• PROVIDED MATERIAL:
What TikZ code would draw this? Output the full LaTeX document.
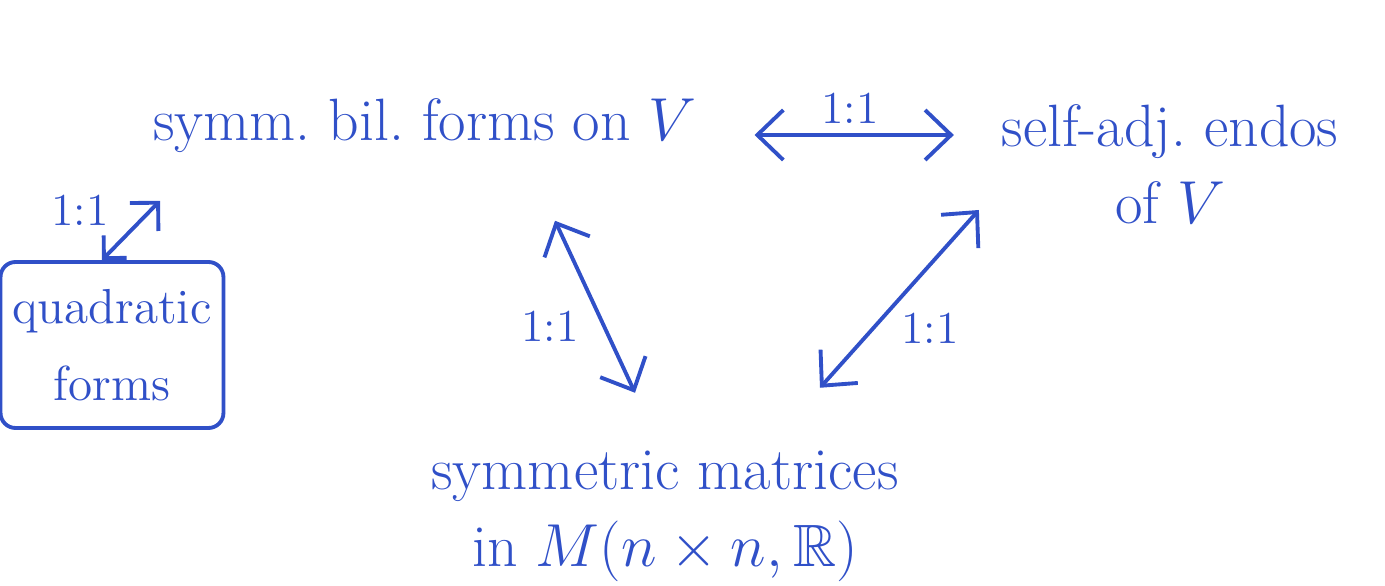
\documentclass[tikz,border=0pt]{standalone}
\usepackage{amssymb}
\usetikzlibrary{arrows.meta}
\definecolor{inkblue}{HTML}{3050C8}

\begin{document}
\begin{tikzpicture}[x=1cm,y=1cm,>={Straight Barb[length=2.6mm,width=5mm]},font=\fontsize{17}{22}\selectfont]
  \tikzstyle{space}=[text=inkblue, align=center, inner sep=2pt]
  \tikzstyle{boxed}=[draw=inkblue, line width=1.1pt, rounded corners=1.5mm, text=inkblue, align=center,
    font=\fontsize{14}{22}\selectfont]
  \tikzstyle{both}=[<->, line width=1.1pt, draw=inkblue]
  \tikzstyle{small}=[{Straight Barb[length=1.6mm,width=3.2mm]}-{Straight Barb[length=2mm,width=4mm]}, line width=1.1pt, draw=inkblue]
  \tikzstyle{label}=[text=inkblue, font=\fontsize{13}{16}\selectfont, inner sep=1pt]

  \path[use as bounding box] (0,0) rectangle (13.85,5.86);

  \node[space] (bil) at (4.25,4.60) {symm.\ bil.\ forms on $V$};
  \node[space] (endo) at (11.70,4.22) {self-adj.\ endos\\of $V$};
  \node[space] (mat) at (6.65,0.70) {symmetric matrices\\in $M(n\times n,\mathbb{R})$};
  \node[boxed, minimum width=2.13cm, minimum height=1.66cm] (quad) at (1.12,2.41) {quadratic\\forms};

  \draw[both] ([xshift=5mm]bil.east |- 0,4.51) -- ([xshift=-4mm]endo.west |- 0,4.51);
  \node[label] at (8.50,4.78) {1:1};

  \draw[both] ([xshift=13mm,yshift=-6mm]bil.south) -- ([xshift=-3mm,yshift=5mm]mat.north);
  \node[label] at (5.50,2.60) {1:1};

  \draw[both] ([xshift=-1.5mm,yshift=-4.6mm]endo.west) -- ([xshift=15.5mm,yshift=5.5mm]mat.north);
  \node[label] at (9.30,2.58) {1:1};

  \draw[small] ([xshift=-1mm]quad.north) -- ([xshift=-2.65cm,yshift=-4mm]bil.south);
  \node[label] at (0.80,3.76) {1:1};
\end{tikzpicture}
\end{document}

• WORK REQUIRED: Each line of the data that includes the word "draw" counts once; report the total and nothing more.

• OUTPUT OF THE EXERCISE: 8